Kyllo sees no downside to the bill and maintains it will help families keep farming.

“I think it was a pretty conservative approach. The main focus was definitely on protecting the majority of the areas that are responsible for 85 per cent of the food production in B.C.,” he told the Observer, adding that areas which will now be considered for non-agricultural uses provide about 15 per cent of farm-gate sales. He said the amended act would help farming parents who wish to entice their children to farm. They might wish to subdivide one quarter of an acre to house their grown children so they could move back to help.

“I don’t think we’re going to see a real end-run on agricultural land like some of the skeptics are maintaining.”

Prior to the amended act, Salmon Arm, however, was already able to take land out of the ALR, with consideration of soil quality, for such uses as the SmartCentres development.

“If there is some opportunity to make some slight improvements and changes, to help protect farming families which are in areas that currently provide only 15 per cent; we’re making a small adjustment to give both the regional panels and the ALC the chance to take a few other things into consideration,” Kyllo said. “I don’t see that as a real dangerous or challenging step.”

He says the oil and gas commission can currently apply to the ALC for pump stations and, regarding pipelines, he doesn’t see them as a threat.

“Pipelines, for one, are buried. They would be remediated and back into full crop production within a couple of years.”

Overall, Kyllo concludes: “I see this as a small step. When the rubber hits the road, when things start coming forward and applications are being made to the commission, I think everybody will sigh a bit of a sigh of relief.”

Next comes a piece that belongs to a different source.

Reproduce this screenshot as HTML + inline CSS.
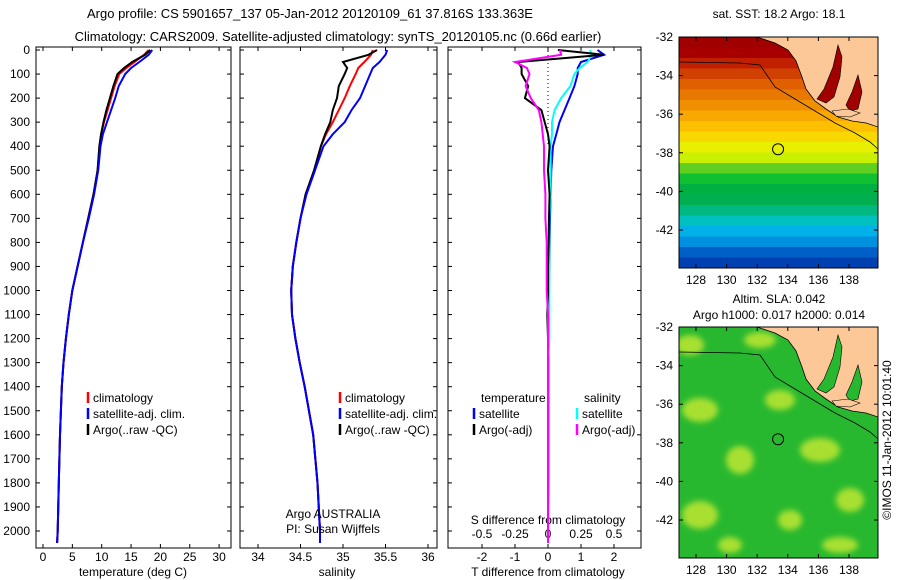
<!DOCTYPE html>
<html><head><meta charset="utf-8">
<style>
body{margin:0;background:#fff;}
svg{display:block;font-family:"Liberation Sans",sans-serif;font-size:12px;}
</style></head>
<body>
<svg id="c" width="900" height="580" viewBox="0 0 900 580">
<rect width="900" height="580" fill="#fff"/>
<text x="310" y="18" text-anchor="middle" font-size="13">Argo profile: CS 5901657_137 05-Jan-2012 20120109_61 37.816S 133.363E</text>
<text x="338" y="41" text-anchor="middle" font-size="13">Climatology: CARS2009. Satellite-adjusted climatology: synTS_20120105.nc (0.66d earlier)</text>
<g id="g"></g>
<defs>
<filter id="bl"><feGaussianBlur stdDeviation="3"/></filter>
<clipPath id="m1"><rect x="679" y="37" width="199" height="231"/></clipPath>
<clipPath id="m2"><rect x="679" y="327" width="199" height="231"/></clipPath>
</defs>
</svg>
<script>
// ---- data ----
const depths   = [0,20,50,75,100,150,200,250,300,350,400,500,600,700,800,900,1000,1100,1200,1300,1400,1600,1800,2000,2050];
const tempClim = [18.0,17.2,15.6,14.2,13.0,12.2,11.6,11.0,10.4,9.9,9.6,9.3,8.6,7.7,6.8,5.9,5.0,4.4,3.9,3.5,3.2,2.9,2.7,2.5,2.4];
const tempSat  = [18.6,18.0,16.4,15.0,14.0,12.9,12.3,11.6,10.9,10.2,9.8,9.4,8.7,7.8,6.8,5.9,5.0,4.4,3.9,3.5,3.2,2.9,2.7,2.5,2.4];
const tempArgo = [18.3,17.4,15.2,13.8,12.7,12.0,11.4,10.8,10.3,9.9,9.6,9.3,8.6,7.7,6.8,5.9,5.0,4.4,3.9,3.5,3.2,2.9,2.7,2.5,2.4];
const salClim  = [35.35,35.33,35.25,35.18,35.15,35.08,35.02,34.95,34.88,34.80,34.74,34.66,34.56,34.50,34.45,34.41,34.39,34.40,34.44,34.49,34.55,34.65,34.70,34.73,34.73];
const salSat   = [35.52,35.50,35.43,35.35,35.32,35.26,35.20,35.10,35.02,34.88,34.77,34.67,34.57,34.50,34.45,34.41,34.39,34.40,34.44,34.49,34.55,34.65,34.70,34.73,34.73];
const salArgo  = [35.40,35.30,35.00,35.05,35.02,34.95,34.93,34.88,34.85,34.79,34.74,34.66,34.56,34.50,34.45,34.41,34.39,34.40,34.44,34.49,34.55,34.65,34.70,34.73,34.73];
const dTsat    = [1.5,1.7,1.0,0.9,0.9,0.8,0.65,0.5,0.35,0.25,0.15,0.1,0.08,0.06,0.05,0.04,0.03,0.02,0.02,0.01,0.01,0.01,0.01,0.0,0.0];
const dTargo   = [0.3,1.7,-0.9,-0.8,-0.8,-0.6,-0.7,-0.2,-0.1,0.0,0.05,0.0,0.05,0.03,0.02,0.0,0.0,-0.02,0.0,0.0,0.0,0.0,0.0,0.0,0.0];
const dSsat    = [0.32,0.33,0.30,0.24,0.2,0.17,0.1,0.05,0.03,0.03,0.02,0.02,0.02,0.01,0.01,0.01,0.01,0.01,0.01,0.0,0.0,0.0,0.0,0.0,0.0];
const dSargo   = [0.09,0.1,-0.25,-0.16,-0.14,-0.17,-0.13,-0.07,-0.05,-0.04,-0.03,-0.03,-0.02,-0.02,-0.01,-0.01,-0.01,0.0,0.0,0.0,0.0,0.0,0.0,0.0,0.0];
const depthTicks = [0,100,200,300,400,500,600,700,800,900,1000,1100,1200,1300,1400,1500,1600,1700,1800,1900,2000];
const tTicks = [0,5,10,15,20,25,30];
const sTicks = ["34","34.5","35","35.5","36"];
const dtTicks = [-2,-1,0,1,2];
const dsTicks = ["-0.5","-0.25","0","0.25","0.5"];
const lonTicks = [128,130,132,134,136,138];
const latTicks = [-32,-34,-36,-38,-40,-42];
const sstBands = ["#a00000","#a80000","#c02000","#d04000","#e06000","#e87800","#f09000","#f8a800","#fcc000","#f8d800","#e8f000","#c8f000","#60d020","#10c030","#00b040","#00b050","#00b880","#00c0c0","#00b0e8","#0090e0","#0060c8","#0040b0"];
const slaBlobs = [[690,345,14,10],[760,340,16,8],[700,410,18,12],[780,400,15,10],[740,460,14,14],[820,450,20,12],[700,515,18,14],[790,520,12,10],[850,500,14,12],[730,545,12,8],[840,545,18,8]];

const NS="http://www.w3.org/2000/svg";
const G=document.getElementById('g');
function mk(t,a,p){const e=document.createElementNS(NS,t);for(const k in a)e.setAttribute(k,a[k]);(p||G).appendChild(e);return e;}
const yD=d=>50+d*0.2405;
const xT=t=>43+5.87*t;
const xS=s=>258+85*(s-34);
const xDT=v=>548+33*v;
const xDS=v=>548+132*v;
const panels=[[36,231],[240,437],[448,641]];
const PT=47,PB=548;

panels.forEach((p,i)=>{
  const r=mk('rect',{x:p[0],y:PT,width:p[1]-p[0],height:PB-PT,fill:'none',stroke:'#000'});
  
  
  depthTicks.forEach(d=>{
    mk('line',{x1:p[0],x2:p[0]+4,y1:yD(d),y2:yD(d),stroke:'#000'});
    mk('line',{x1:p[1],x2:p[1]-4,y1:yD(d),y2:yD(d),stroke:'#000'});
  });
});
depthTicks.forEach(d=>{
  const t=mk('text',{x:30,y:yD(d)+4,'text-anchor':'end'});t.textContent=d;
  
  
});
function xAxis(ticks,fx,p,yl){
  ticks.forEach(v=>{const x=fx(+v);
    mk('line',{x1:x,x2:x,y1:PB,y2:PB-4,stroke:'#000'});
    mk('line',{x1:x,x2:x,y1:PT,y2:PT+4,stroke:'#000'});
    const t=mk('text',{x:x,y:yl,'text-anchor':'middle'});t.textContent=v;
    
    
  });
}
xAxis(tTicks,xT,panels[0],561);
xAxis(sTicks,xS,panels[1],561);
xAxis(dtTicks,xDT,panels[2],561);
dsTicks.forEach(v=>{const t=mk('text',{x:xDS(+v),y:538,'text-anchor':'middle'});t.textContent=v;
  
  });
[["temperature (deg C)",133,576],["salinity",337,576],["T difference from climatology",548,576],["S difference from climatology",548,524]].forEach(a=>{
  const t=mk('text',{x:a[1],y:a[2],'text-anchor':'middle'});t.textContent=a[0];
  
  
});
mk('line',{x1:548,x2:548,y1:PT,y2:yD(400),stroke:'#000','stroke-dasharray':'1,3'});

function line(vals,fx,col,name){
  const pts=vals.map((v,i)=>fx(v).toFixed(1)+','+yD(depths[i]).toFixed(1)).join(' ');
  const e=mk('polyline',{points:pts,fill:'none',stroke:col,'stroke-width':2});
  
  
}
line(tempClim,xT,'#f00','temp-climatology-line');
line(tempArgo,xT,'#000','temp-argo-line');
line(tempSat,xT,'#00f','temp-satellite-line');
line(salClim,xS,'#f00','sal-climatology-line');
line(salArgo,xS,'#000','sal-argo-line');
line(salSat,xS,'#00f','sal-satellite-line');
line(dTsat,xDT,'#00f','dT-satellite-line');
line(dSsat,xDS,'#0ff','dS-satellite-line');
line(dTargo,xDT,'#000','dT-argo-line');
line(dSargo,xDS,'#f0f','dS-argo-line');

function legend(x,y,items,nm){
  items.forEach((it,i)=>{
    mk('line',{x1:x,x2:x,y1:y+i*16-6,y2:y+i*16+5,stroke:it[1],'stroke-width':2.5});
    const t=mk('text',{x:x+5,y:y+i*16+4});t.textContent=it[0];
    
    
  });
}
legend(88,398,[["climatology","#f00"],["satellite-adj. clim.","#00f"],["Argo(..raw -QC)","#000"]],'legend-entry');
legend(340,398,[["climatology","#f00"],["satellite-adj. clim.","#00f"],["Argo(..raw -QC)","#000"]],'legend-entry');
legend(474,414,[["satellite","#00f"],["Argo(-adj)","#000"]],'legend-entry');
legend(577,414,[["satellite","#0ff"],["Argo(-adj)","#f0f"]],'legend-entry');
[["temperature",481,402],["salinity",584,402],["Argo AUSTRALIA",333,518],["PI: Susan Wijffels",333,533]].forEach(a=>{
  const t=mk('text',{x:a[1],y:a[2],'text-anchor':a[1]==333?'middle':'start'});t.textContent=a[0];
  
  
});

// ---- maps ----
const lonX=l=>696+15.3*(l-128);
function map(y0,clip,fillFn,gulf,nm){
  const g=mk('g',{'clip-path':'url(#'+clip+')'});
  
  
  fillFn(g);
  const land=[[757,0],[878,0],[878,90],[866,86],[852,84],[838,80],[826,72],[815,64],[806,52],[802,40],[796,24],[788,13],[775,6],[757,0]];
  mk('polygon',{points:land.map(p=>p[0]+','+(p[1]+y0)).join(' '),fill:'#fcc898',stroke:'#000','stroke-width':0.8},g);
  mk('polygon',{points:[[838,8],[833,30],[824,52],[817,62],[826,66],[834,60],[840,40],[842,20]].map(p=>p[0]+','+(p[1]+y0)).join(' '),fill:gulf,stroke:'#000','stroke-width':0.6},g);
  mk('polygon',{points:[[858,38],[852,55],[846,68],[850,74],[858,72],[862,55]].map(p=>p[0]+','+(p[1]+y0)).join(' '),fill:gulf,stroke:'#000','stroke-width':0.6},g);
  mk('polygon',{points:[[832,74],[848,72],[860,76],[850,80],[836,79]].map(p=>p[0]+','+(p[1]+y0)).join(' '),fill:'#fcc898',stroke:'#000','stroke-width':0.6},g);
  mk('polyline',{points:[[679,25],[740,26],[760,28],[775,50],[795,62],[815,74],[835,86],[855,96],[870,105],[878,112]].map(p=>p[0]+','+(p[1]+y0)).join(' '),fill:'none',stroke:'#000','stroke-width':0.8},g);
  mk('rect',{x:679,y:y0,width:199,height:231,fill:'none',stroke:'#000'});
  mk('circle',{cx:lonX(133.363),cy:y0+19.3*(37.816-32),r:5.5,fill:'none',stroke:'#000'});
  lonTicks.forEach(l=>{
    mk('line',{x1:lonX(l),x2:lonX(l),y1:y0+231,y2:y0+227,stroke:'#000'});
    mk('line',{x1:lonX(l),x2:lonX(l),y1:y0,y2:y0+4,stroke:'#000'});
    const t=mk('text',{x:lonX(l),y:y0+247,'text-anchor':'middle'});t.textContent=l;
    
    
  });
  latTicks.forEach(l=>{const y=y0+19.3*(-32-l);
    mk('line',{x1:679,x2:683,y1:y,y2:y,stroke:'#000'});
    mk('line',{x1:878,x2:874,y1:y,y2:y,stroke:'#000'});
    const t=mk('text',{x:673,y:y+4,'text-anchor':'end'});t.textContent=l;
    
    
  });
}
map(37,'m1',g=>{
  const h=231/sstBands.length;
  sstBands.forEach((c,i)=>{const r=mk('rect',{x:679,y:37+i*h,width:199,height:h+1,fill:c},g);
    
    });
},'#a00000','sst-map');
map(327,'m2',g=>{
  mk('rect',{x:679,y:327,width:199,height:231,fill:'#28b830'},g);
  const b=mk('g',{filter:'url(#bl)'},g);
  slaBlobs.forEach(s=>{const e=mk('ellipse',{cx:s[0],cy:s[1],rx:s[2],ry:s[3],fill:'#a8e030'},b);
    
    });
},'#28b830','sla-map');
[["sat. SST: 18.2 Argo: 18.1",779,18],["Altim. SLA: 0.042",779,303],["Argo h1000: 0.017 h2000: 0.014",779,319]].forEach(a=>{
  const t=mk('text',{x:a[1],y:a[2],'text-anchor':'middle'});t.textContent=a[0];
  
  
});
const cr=mk('text',{x:891,y:440,'text-anchor':'middle',transform:'rotate(-90 891 440)'});
cr.textContent='©IMOS 11-Jan-2012 10:01:40';


</script>
</body></html>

Kyllo stresses the independence of the ALC. However, emails have been publicized from MLA Pat Pimm, who was made Minister of Agriculture by Premier Christy Clark following the 2013 election, which show disdain for an independent commission.

In an email written in July 2012 to MLA Bill Bennett and ALC chair Richard Bullock, Pimm writes: “Every time I try to contact Mr. Bulluch (sic) I am told that he is an arm’s length body and for me to get the hell out of his hair. Who the hell is running our Province anyways?”

Kyllo said he hasn’t read the emails in their entirety, and thinks it’s important the ALC maintains independence from government.